Their most popular bit became that of market shopping with 20 euros in hand. The two have a habit of visiting the greengrocer market towards the very end of the shopping day when the stalls are closing at around 1 pm—that is when they can get bargain prices and the most ripe produce. Although this method isn’t particularly productive when one is cooking a specific dish with fixed ingredients, as the vendors might be sold out by then, this kind of shopping inspires these amateur cooks to whisk up creative and innovative dishes. The two do advise one word of caution when using this method: avoid out of season fruits! “Go for seasonal items for sure,” Amy says. And don’t fret about the ugly, bruised, or deformed veggies and fruits; it’s all beautiful in nature.  

Their Insta also features many vendors of the vendors from whom they shop–and it urges shoppers to engage with those who cultivate and sell their food. They note that it is an important relationship to cultivate in France, and makes you a local. Amy remembers that this was not her exact experience at the local greenmarket in Brooklyn, New York. In fact, she remember’s grocery shopping stateside as more of an anonymous activity, rather than one that forged relationships.

Amy and Pierre recently made an appearance on American journalist Lindsey Tramuta’s uber popular podcast “The New Paris,” where Tramuta explores the novelties of expat living in France. This time, she interviewed the couple about their 20-euro market journeys and what they have learned from one other. 

“I want to show the reality of living here,” writes Amy. “We don’t only post Haussmannian buildings and coffee cups on cafe tables (though that is part of the everyday surroundings of living here).
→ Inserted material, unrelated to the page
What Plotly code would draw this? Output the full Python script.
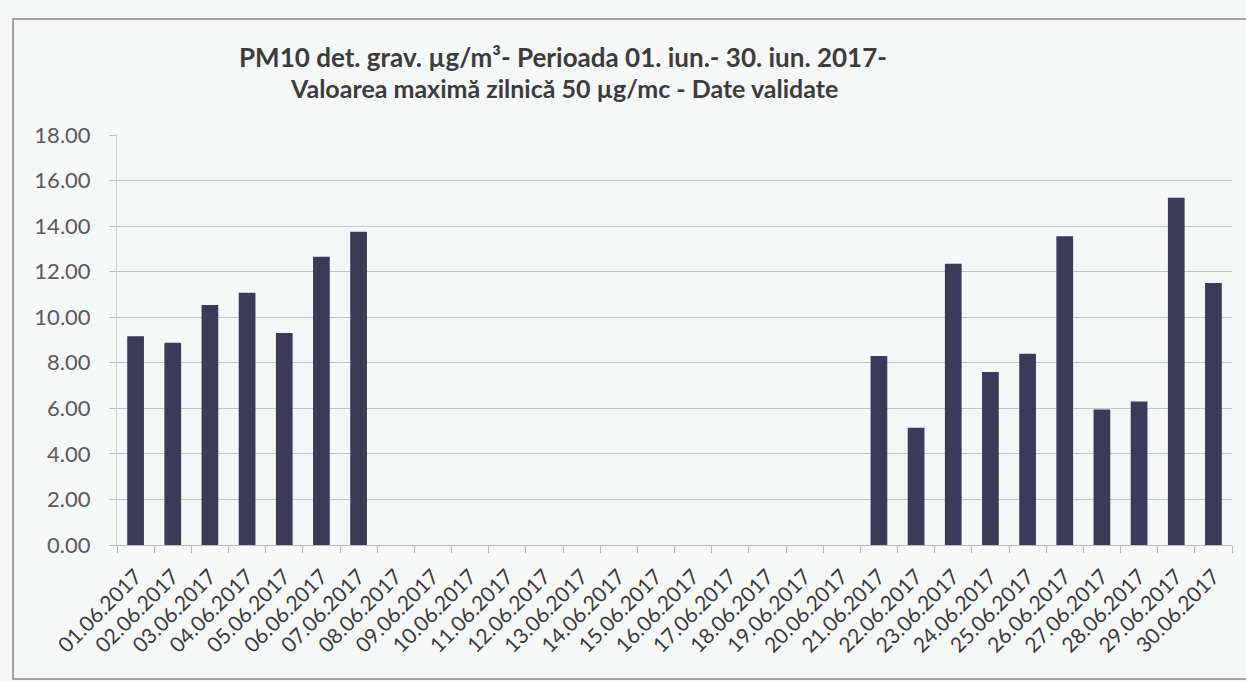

I want you to also see the grittiness, the realities of being an expat, and the ugly bruised and overly ripe fruit and veg that my very-French husband will buy at a typical market and turn into dinner.” The couple hopes to soon move the recipes they’ve amassed to FedByAFrenchman.com (not yet in existence) and bookmark a unique space for gourmand francophiles to get a slice of delicious realness.